→ **Short task**
Only the lines starting at the one with "Output the web" and ending at the one with "80, 90, 100];" should be copied, exactly and with both ends kept.
-- Start --
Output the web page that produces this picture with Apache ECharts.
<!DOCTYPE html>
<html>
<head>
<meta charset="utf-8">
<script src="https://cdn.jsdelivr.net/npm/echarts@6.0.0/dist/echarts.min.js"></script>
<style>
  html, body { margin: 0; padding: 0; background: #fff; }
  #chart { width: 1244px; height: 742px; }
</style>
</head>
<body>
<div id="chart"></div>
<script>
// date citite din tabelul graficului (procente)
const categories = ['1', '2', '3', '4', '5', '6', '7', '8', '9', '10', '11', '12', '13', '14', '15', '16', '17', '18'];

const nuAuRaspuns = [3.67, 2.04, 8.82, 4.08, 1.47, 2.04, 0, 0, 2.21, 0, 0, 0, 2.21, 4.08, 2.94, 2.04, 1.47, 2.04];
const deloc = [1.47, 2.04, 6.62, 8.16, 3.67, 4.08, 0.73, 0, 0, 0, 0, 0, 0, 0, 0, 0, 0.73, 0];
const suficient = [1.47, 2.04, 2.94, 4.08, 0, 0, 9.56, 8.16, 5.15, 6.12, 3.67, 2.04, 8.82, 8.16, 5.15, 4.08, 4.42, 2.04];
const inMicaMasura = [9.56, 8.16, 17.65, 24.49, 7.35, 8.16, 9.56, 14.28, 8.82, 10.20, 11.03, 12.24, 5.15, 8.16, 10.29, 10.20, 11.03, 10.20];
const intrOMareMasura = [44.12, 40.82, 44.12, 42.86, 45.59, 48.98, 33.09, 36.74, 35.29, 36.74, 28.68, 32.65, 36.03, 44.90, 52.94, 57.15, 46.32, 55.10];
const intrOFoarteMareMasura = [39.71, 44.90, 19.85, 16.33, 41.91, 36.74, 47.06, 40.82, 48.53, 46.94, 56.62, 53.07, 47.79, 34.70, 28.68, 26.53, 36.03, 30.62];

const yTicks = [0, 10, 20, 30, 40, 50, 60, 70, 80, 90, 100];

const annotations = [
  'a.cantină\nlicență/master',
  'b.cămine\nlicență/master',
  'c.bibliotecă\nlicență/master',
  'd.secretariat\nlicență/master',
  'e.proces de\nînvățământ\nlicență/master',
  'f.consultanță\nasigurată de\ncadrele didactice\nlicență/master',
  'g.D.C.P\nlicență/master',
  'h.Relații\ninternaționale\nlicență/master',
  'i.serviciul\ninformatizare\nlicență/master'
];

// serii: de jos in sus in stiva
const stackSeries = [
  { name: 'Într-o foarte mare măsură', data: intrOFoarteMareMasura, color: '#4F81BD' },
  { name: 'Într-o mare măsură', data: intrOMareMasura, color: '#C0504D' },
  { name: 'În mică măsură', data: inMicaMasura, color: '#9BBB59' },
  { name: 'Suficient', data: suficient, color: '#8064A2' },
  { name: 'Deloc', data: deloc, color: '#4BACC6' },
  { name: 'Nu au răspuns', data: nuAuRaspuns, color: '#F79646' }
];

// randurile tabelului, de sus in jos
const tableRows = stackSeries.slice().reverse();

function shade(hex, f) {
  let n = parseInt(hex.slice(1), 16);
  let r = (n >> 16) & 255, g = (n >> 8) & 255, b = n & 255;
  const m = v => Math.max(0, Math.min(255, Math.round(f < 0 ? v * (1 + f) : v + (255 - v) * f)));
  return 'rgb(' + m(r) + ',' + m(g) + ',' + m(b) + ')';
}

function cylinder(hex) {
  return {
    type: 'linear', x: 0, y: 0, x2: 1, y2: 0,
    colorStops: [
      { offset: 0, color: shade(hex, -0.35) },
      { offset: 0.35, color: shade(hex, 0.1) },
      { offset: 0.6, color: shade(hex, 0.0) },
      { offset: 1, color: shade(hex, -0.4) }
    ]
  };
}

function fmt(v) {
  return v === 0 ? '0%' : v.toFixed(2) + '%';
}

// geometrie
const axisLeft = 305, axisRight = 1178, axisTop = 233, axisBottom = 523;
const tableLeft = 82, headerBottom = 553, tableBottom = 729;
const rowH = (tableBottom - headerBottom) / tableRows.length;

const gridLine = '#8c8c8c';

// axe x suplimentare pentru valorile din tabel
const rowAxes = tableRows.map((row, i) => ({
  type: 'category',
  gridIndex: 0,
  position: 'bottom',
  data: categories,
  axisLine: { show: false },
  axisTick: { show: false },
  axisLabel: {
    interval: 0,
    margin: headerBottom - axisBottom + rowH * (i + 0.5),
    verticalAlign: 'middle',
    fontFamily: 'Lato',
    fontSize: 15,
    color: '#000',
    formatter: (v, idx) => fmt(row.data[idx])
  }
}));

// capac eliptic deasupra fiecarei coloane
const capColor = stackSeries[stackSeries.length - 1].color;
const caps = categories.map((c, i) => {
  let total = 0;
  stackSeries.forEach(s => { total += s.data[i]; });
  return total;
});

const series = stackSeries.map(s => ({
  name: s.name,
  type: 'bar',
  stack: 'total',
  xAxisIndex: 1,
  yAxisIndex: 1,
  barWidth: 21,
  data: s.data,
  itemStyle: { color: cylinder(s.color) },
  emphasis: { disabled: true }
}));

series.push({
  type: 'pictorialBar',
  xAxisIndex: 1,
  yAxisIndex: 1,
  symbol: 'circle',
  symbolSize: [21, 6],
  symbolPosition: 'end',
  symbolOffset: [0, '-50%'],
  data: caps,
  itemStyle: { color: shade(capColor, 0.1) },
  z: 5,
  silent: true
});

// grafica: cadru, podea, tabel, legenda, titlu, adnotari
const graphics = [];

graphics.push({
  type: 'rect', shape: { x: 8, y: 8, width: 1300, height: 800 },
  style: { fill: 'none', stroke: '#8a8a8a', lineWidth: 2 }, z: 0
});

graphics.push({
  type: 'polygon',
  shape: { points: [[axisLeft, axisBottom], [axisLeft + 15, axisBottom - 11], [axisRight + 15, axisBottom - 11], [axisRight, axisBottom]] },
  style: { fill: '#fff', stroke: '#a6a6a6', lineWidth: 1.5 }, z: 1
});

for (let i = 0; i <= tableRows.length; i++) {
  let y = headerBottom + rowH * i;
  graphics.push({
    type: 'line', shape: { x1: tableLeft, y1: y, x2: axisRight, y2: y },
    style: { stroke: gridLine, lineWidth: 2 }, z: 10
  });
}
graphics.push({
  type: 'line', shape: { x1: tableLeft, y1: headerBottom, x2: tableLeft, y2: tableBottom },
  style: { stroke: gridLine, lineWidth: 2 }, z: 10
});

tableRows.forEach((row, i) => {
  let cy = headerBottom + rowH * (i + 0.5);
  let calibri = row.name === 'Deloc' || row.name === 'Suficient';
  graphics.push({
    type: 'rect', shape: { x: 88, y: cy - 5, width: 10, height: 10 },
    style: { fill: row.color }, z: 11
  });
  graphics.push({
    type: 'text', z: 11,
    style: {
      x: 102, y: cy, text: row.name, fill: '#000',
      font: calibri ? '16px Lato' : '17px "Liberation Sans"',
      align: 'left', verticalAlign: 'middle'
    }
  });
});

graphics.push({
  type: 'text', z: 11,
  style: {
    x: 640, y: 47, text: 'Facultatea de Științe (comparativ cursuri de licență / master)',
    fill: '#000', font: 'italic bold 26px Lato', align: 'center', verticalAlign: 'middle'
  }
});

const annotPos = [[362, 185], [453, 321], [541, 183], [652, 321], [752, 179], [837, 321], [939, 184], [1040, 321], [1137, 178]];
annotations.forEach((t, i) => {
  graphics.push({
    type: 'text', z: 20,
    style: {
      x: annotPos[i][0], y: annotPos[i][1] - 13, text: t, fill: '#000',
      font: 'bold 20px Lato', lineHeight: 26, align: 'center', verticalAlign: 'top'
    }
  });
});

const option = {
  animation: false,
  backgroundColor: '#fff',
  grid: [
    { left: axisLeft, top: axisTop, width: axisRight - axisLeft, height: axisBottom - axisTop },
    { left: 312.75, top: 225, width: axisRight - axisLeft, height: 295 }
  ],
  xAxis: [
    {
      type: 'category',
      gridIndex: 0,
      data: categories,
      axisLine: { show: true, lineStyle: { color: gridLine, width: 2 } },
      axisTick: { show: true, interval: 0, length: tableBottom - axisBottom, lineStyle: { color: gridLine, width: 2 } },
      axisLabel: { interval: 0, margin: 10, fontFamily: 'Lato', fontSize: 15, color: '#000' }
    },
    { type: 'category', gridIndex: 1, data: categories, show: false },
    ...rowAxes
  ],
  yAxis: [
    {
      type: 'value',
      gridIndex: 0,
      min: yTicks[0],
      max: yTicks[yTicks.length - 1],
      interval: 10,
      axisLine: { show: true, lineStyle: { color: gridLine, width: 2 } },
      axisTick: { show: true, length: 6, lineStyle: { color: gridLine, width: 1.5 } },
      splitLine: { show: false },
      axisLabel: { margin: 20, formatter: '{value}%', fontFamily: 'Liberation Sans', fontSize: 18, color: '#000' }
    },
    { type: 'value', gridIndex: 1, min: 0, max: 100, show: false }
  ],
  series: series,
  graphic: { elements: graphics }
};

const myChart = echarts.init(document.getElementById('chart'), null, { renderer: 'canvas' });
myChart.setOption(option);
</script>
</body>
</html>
-- End --
-- Start --
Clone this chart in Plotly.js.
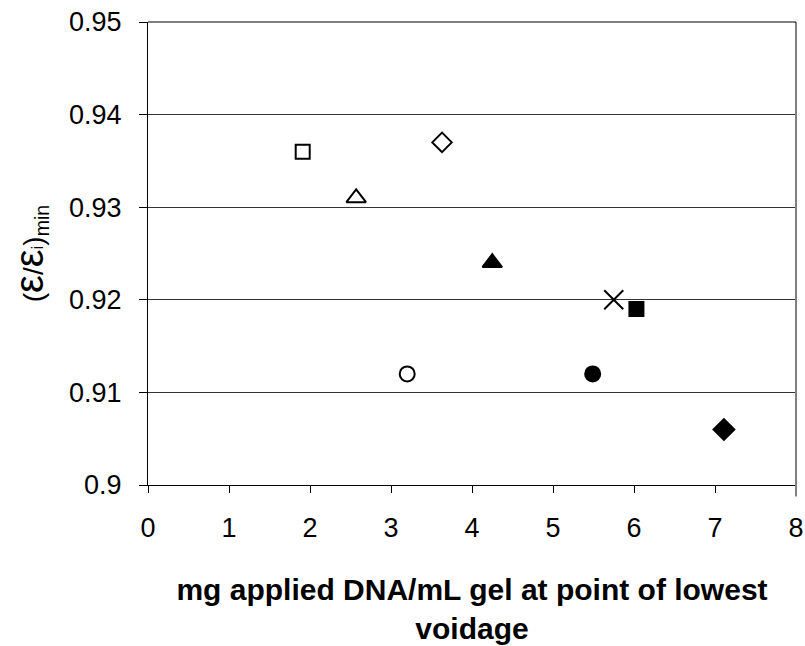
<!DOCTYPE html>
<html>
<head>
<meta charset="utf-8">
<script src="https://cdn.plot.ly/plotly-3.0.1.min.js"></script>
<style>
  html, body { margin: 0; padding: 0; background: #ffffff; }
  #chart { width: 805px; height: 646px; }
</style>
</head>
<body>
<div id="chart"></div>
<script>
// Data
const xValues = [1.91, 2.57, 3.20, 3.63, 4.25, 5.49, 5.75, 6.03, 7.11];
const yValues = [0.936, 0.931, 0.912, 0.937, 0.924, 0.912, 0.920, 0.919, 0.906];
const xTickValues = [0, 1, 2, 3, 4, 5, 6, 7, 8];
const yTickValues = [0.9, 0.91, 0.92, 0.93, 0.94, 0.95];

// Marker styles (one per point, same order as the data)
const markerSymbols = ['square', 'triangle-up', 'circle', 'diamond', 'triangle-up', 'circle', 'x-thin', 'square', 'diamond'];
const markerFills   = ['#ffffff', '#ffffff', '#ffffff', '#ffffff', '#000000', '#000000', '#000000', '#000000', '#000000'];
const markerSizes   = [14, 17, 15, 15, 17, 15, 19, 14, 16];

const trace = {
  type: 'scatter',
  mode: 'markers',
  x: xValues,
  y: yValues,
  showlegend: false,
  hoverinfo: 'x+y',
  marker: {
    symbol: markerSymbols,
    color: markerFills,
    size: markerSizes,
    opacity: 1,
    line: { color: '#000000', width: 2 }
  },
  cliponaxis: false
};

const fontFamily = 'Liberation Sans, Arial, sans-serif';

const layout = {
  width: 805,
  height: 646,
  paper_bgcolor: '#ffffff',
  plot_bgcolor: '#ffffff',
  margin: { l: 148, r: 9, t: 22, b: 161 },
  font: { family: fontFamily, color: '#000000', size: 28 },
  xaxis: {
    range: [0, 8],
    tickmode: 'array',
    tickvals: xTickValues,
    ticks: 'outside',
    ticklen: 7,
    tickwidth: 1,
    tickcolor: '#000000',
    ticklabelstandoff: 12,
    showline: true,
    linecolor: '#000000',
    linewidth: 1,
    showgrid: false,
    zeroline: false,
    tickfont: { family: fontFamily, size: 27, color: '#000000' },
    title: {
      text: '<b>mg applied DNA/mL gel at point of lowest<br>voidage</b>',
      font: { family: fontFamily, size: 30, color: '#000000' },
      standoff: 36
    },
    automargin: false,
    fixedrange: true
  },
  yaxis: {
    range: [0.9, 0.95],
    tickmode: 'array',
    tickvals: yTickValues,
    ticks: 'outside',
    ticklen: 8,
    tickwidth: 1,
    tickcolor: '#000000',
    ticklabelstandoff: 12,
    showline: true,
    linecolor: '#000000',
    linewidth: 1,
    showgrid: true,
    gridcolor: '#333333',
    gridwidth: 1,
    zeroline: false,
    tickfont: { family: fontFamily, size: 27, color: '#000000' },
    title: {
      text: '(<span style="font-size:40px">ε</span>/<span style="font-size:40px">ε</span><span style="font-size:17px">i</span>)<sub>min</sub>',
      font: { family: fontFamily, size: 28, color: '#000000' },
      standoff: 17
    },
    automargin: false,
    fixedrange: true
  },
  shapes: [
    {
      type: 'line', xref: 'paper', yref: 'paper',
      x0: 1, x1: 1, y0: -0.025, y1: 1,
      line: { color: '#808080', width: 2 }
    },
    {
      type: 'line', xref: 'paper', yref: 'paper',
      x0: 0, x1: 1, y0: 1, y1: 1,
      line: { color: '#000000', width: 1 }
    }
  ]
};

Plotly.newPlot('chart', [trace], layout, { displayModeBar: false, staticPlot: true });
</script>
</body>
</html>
-- End --
→ **Response**
Output the web page that produces this picture with Apache ECharts.
<!DOCTYPE html>
<html>
<head>
<meta charset="utf-8">
<script src="https://cdn.jsdelivr.net/npm/echarts@6.0.0/dist/echarts.min.js"></script>
<style>
  html, body { margin: 0; padding: 0; background: #fff; }
  #chart { width: 1244px; height: 742px; }
</style>
</head>
<body>
<div id="chart"></div>
<script>
// date citite din tabelul graficului (procente)
const categories = ['1', '2', '3', '4', '5', '6', '7', '8', '9', '10', '11', '12', '13', '14', '15', '16', '17', '18'];

const nuAuRaspuns = [3.67, 2.04, 8.82, 4.08, 1.47, 2.04, 0, 0, 2.21, 0, 0, 0, 2.21, 4.08, 2.94, 2.04, 1.47, 2.04];
const deloc = [1.47, 2.04, 6.62, 8.16, 3.67, 4.08, 0.73, 0, 0, 0, 0, 0, 0, 0, 0, 0, 0.73, 0];
const suficient = [1.47, 2.04, 2.94, 4.08, 0, 0, 9.56, 8.16, 5.15, 6.12, 3.67, 2.04, 8.82, 8.16, 5.15, 4.08, 4.42, 2.04];
const inMicaMasura = [9.56, 8.16, 17.65, 24.49, 7.35, 8.16, 9.56, 14.28, 8.82, 10.20, 11.03, 12.24, 5.15, 8.16, 10.29, 10.20, 11.03, 10.20];
const intrOMareMasura = [44.12, 40.82, 44.12, 42.86, 45.59, 48.98, 33.09, 36.74, 35.29, 36.74, 28.68, 32.65, 36.03, 44.90, 52.94, 57.15, 46.32, 55.10];
const intrOFoarteMareMasura = [39.71, 44.90, 19.85, 16.33, 41.91, 36.74, 47.06, 40.82, 48.53, 46.94, 56.62, 53.07, 47.79, 34.70, 28.68, 26.53, 36.03, 30.62];

const yTicks = [0, 10, 20, 30, 40, 50, 60, 70, 80, 90, 100];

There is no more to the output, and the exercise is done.